The FDCPA is the only federal control over private collectors collecting on student loans. The exclusion proposed in S. 1405 would provide carte blanche to these collectors. Even if the Department of Education could effectively regulate the collectors the Department hires when they collect on millions of accounts, the amendment also gives free reign to the even larger group of collectors hired by guaranty agencies, schools, and lenders.

The proposed amendment would exempt all private collectors collecting under the HEA, even those working for private entities.

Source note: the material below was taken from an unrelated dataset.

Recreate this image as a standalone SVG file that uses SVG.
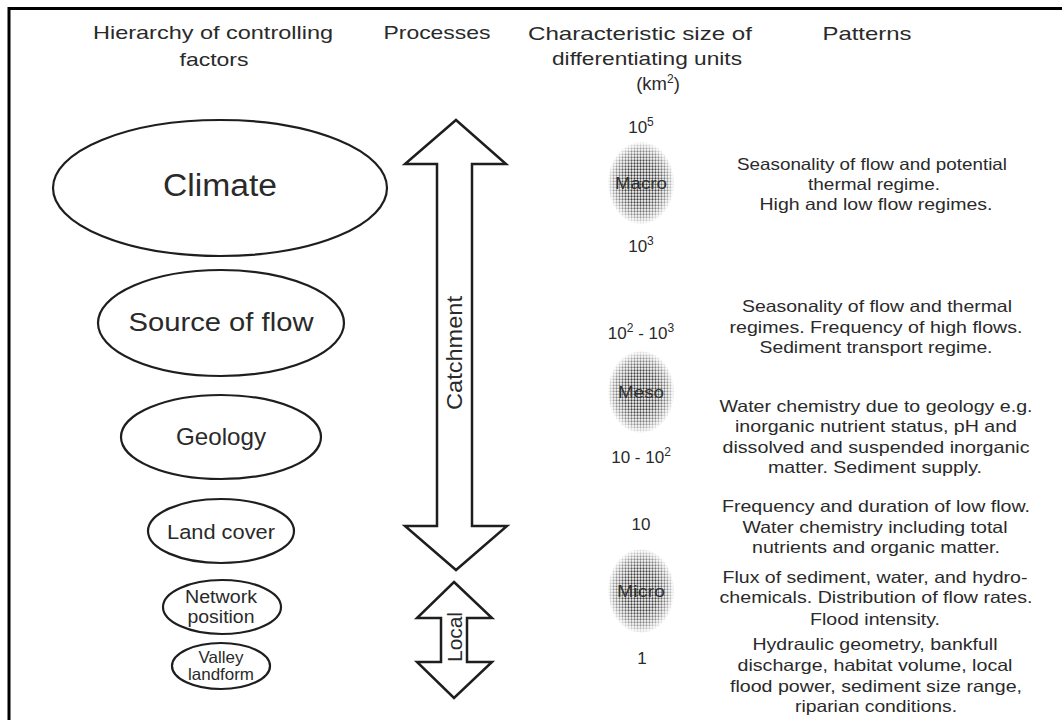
<svg xmlns="http://www.w3.org/2000/svg" width="1062" height="720" viewBox="0 0 1062 720">
<style>
text{font-family:"Liberation Sans",Arial,sans-serif;fill:#2a2a2a}
.hd{font-size:18.5px}
.el{fill:#fff;stroke:#1e1e1e;stroke-width:2.2}
.arr{fill:#fff;stroke:#1e1e1e;stroke-width:2.5;stroke-linejoin:miter}
.pt{font-size:16.5px}
.sz{font-size:17px}
.bl{font-size:16px;fill:#333}
</style>
<defs>
<pattern id="dots" patternUnits="userSpaceOnUse" width="3" height="3">
<circle cx="1.5" cy="1.5" r="1.15" fill="#2a2a2a"/>
</pattern>
<radialGradient id="fade" cx="0.5" cy="0.5" r="0.5">
<stop offset="0" stop-color="#fff" stop-opacity="0"/>
<stop offset="0.5" stop-color="#fff" stop-opacity="0.12"/>
<stop offset="0.8" stop-color="#fff" stop-opacity="0.5"/>
<stop offset="1" stop-color="#fff" stop-opacity="1"/>
</radialGradient>
</defs>
<rect width="1062" height="720" fill="#fff"/>
<g id="frame" stroke="#000" stroke-width="3" fill="none">
<line x1="8" y1="8.5" x2="1062" y2="8.5"/>
<line x1="9" y1="7" x2="9" y2="720"/>
</g>
<g id="headers" text-anchor="middle" class="hd">
<text x="213" y="39" textLength="240" lengthAdjust="spacingAndGlyphs">Hierarchy of controlling</text>
<text x="214" y="66" textLength="69" lengthAdjust="spacingAndGlyphs">factors</text>
<text x="437" y="39" textLength="107" lengthAdjust="spacingAndGlyphs">Processes</text>
<text x="640" y="40" textLength="224" lengthAdjust="spacingAndGlyphs">Characteristic size of</text>
<text x="647" y="65" textLength="190" lengthAdjust="spacingAndGlyphs">differentiating units</text>
<text x="658" y="90">(km<tspan dy="-7" font-size="12">2</tspan><tspan dy="7">)</tspan></text>
<text x="867" y="40" textLength="89" lengthAdjust="spacingAndGlyphs">Patterns</text>
</g>
<g id="climate">
<ellipse class="el" cx="220" cy="188" rx="167" ry="68"/>
<text x="220" y="196" text-anchor="middle" font-size="31" textLength="114" lengthAdjust="spacingAndGlyphs">Climate</text>
</g>
<g id="source-of-flow">
<ellipse class="el" cx="221" cy="323" rx="123" ry="53"/>
<text x="221" y="331" text-anchor="middle" font-size="26.5" textLength="185" lengthAdjust="spacingAndGlyphs">Source of flow</text>
</g>
<g id="geology">
<ellipse class="el" cx="221" cy="437" rx="100" ry="42"/>
<text x="221" y="445" text-anchor="middle" font-size="24" textLength="90" lengthAdjust="spacingAndGlyphs">Geology</text>
</g>
<g id="land-cover">
<ellipse class="el" cx="221" cy="531" rx="73" ry="32"/>
<text x="221" y="539" text-anchor="middle" font-size="20.5" textLength="108" lengthAdjust="spacingAndGlyphs">Land cover</text>
</g>
<g id="network-position">
<ellipse class="el" cx="222" cy="607" rx="59" ry="27"/>
<text x="221" y="603" text-anchor="middle" font-size="17.5" textLength="72" lengthAdjust="spacingAndGlyphs">Network</text>
<text x="221" y="623" text-anchor="middle" font-size="17.5" textLength="67" lengthAdjust="spacingAndGlyphs">position</text>
</g>
<g id="valley-landform">
<ellipse class="el" cx="221" cy="666" rx="49" ry="23"/>
<text x="221" y="663" text-anchor="middle" font-size="16.5" textLength="45" lengthAdjust="spacingAndGlyphs">Valley</text>
<text x="221" y="680" text-anchor="middle" font-size="16.5" textLength="66" lengthAdjust="spacingAndGlyphs">landform</text>
</g>
<g id="catchment-arrow">
<polygon class="arr" points="456,120 506,164 472,164 472,526 507,526 456,570 405,526 437,526 437,164 405,164"/>
<text transform="translate(462,353) rotate(-90)" text-anchor="middle" font-size="22" textLength="114" lengthAdjust="spacingAndGlyphs">Catchment</text>
</g>
<g id="local-arrow">
<polygon class="arr" points="454,582 492,618 467,618 467,662 492,662 454,698 417,662 441,662 441,618 417,618"/>
<text transform="translate(462,637) rotate(-90)" text-anchor="middle" font-size="20" textLength="50" lengthAdjust="spacingAndGlyphs">Local</text>
</g>
<g id="macro">
<ellipse cx="641" cy="183" rx="33" ry="41" fill="url(#dots)"/>
<ellipse cx="641" cy="183" rx="34" ry="42" fill="url(#fade)"/>
<text class="bl" x="641" y="189" text-anchor="middle" textLength="52" lengthAdjust="spacingAndGlyphs">Macro</text>
</g>
<g id="meso">
<ellipse cx="641" cy="392" rx="33" ry="41" fill="url(#dots)"/>
<ellipse cx="641" cy="392" rx="34" ry="42" fill="url(#fade)"/>
<text class="bl" x="641" y="398" text-anchor="middle" textLength="46" lengthAdjust="spacingAndGlyphs">Meso</text>
</g>
<g id="micro">
<ellipse cx="641" cy="591" rx="33" ry="42" fill="url(#dots)"/>
<ellipse cx="641" cy="591" rx="34" ry="43" fill="url(#fade)"/>
<text class="bl" x="641" y="597" text-anchor="middle" textLength="48" lengthAdjust="spacingAndGlyphs">Micro</text>
</g>
<g id="sizes" class="sz" text-anchor="middle">
<text x="641" y="133">10<tspan dy="-7" font-size="12">5</tspan></text>
<text x="641" y="252">10<tspan dy="-7" font-size="12">3</tspan></text>
<text x="641" y="339">10<tspan dy="-7" font-size="12">2</tspan><tspan dy="7"> - 10</tspan><tspan dy="-7" font-size="12">3</tspan></text>
<text x="641" y="463">10 - 10<tspan dy="-7" font-size="12">2</tspan></text>
<text x="641" y="530">10</text>
<text x="642" y="664">1</text>
</g>
<g id="patterns" class="pt" text-anchor="middle">
<text x="872" y="170" textLength="270" lengthAdjust="spacingAndGlyphs">Seasonality of flow and potential</text>
<text x="874" y="190" textLength="132" lengthAdjust="spacingAndGlyphs">thermal regime.</text>
<text x="876" y="210" textLength="233" lengthAdjust="spacingAndGlyphs">High and low flow regimes.</text>
<text x="877" y="312" textLength="270" lengthAdjust="spacingAndGlyphs">Seasonality of flow and thermal</text>
<text x="876" y="333" textLength="293" lengthAdjust="spacingAndGlyphs">regimes. Frequency of high flows.</text>
<text x="876" y="353" textLength="233" lengthAdjust="spacingAndGlyphs">Sediment transport regime.</text>
<text x="876" y="412" textLength="313" lengthAdjust="spacingAndGlyphs">Water chemistry due to geology e.g.</text>
<text x="876" y="432" textLength="282" lengthAdjust="spacingAndGlyphs">inorganic nutrient status, pH and</text>
<text x="876" y="453" textLength="307" lengthAdjust="spacingAndGlyphs">dissolved and suspended inorganic</text>
<text x="875" y="473" textLength="214" lengthAdjust="spacingAndGlyphs">matter. Sediment supply.</text>
<text x="876" y="512" textLength="308" lengthAdjust="spacingAndGlyphs">Frequency and duration of low flow.</text>
<text x="875" y="533" textLength="265" lengthAdjust="spacingAndGlyphs">Water chemistry including total</text>
<text x="876" y="553" textLength="248" lengthAdjust="spacingAndGlyphs">nutrients and organic matter.</text>
<text x="875" y="583" textLength="305" lengthAdjust="spacingAndGlyphs">Flux of sediment, water, and hydro-</text>
<text x="876" y="603" textLength="313" lengthAdjust="spacingAndGlyphs">chemicals. Distribution of flow rates.</text>
<text x="875" y="625" textLength="130" lengthAdjust="spacingAndGlyphs">Flood intensity.</text>
<text x="875" y="650" textLength="245" lengthAdjust="spacingAndGlyphs">Hydraulic geometry, bankfull</text>
<text x="875" y="671" textLength="275" lengthAdjust="spacingAndGlyphs">discharge, habitat volume, local</text>
<text x="876" y="692" textLength="292" lengthAdjust="spacingAndGlyphs">flood power, sediment size range,</text>
<text x="876" y="712" textLength="162" lengthAdjust="spacingAndGlyphs">riparian conditions.</text>
</g>
</svg>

The exemption would insulate from liability for abusive, harassing, deceptive or unfair collection activities:

· the illegal practices of private for-profit collection agencies hired by trade schools and other schools to collect on Perkins Loans;

· the illegal practices of private for-profit collection agencies hired by lenders and other private investors to collect Family Federal Education Loans (FFEL) (the new name for guaranteed student loans) that have lost their guaranteed status because of lender impropriety;

· the illegal practices of private for-profit collection agencies that are hired by such private entities as USA Funds to collect on FFEL loans;

· the illegal practices of private for-profit collection agencies hired by state guaranty agencies and the Department of Education; and the illegal practices of private guaranty agencies.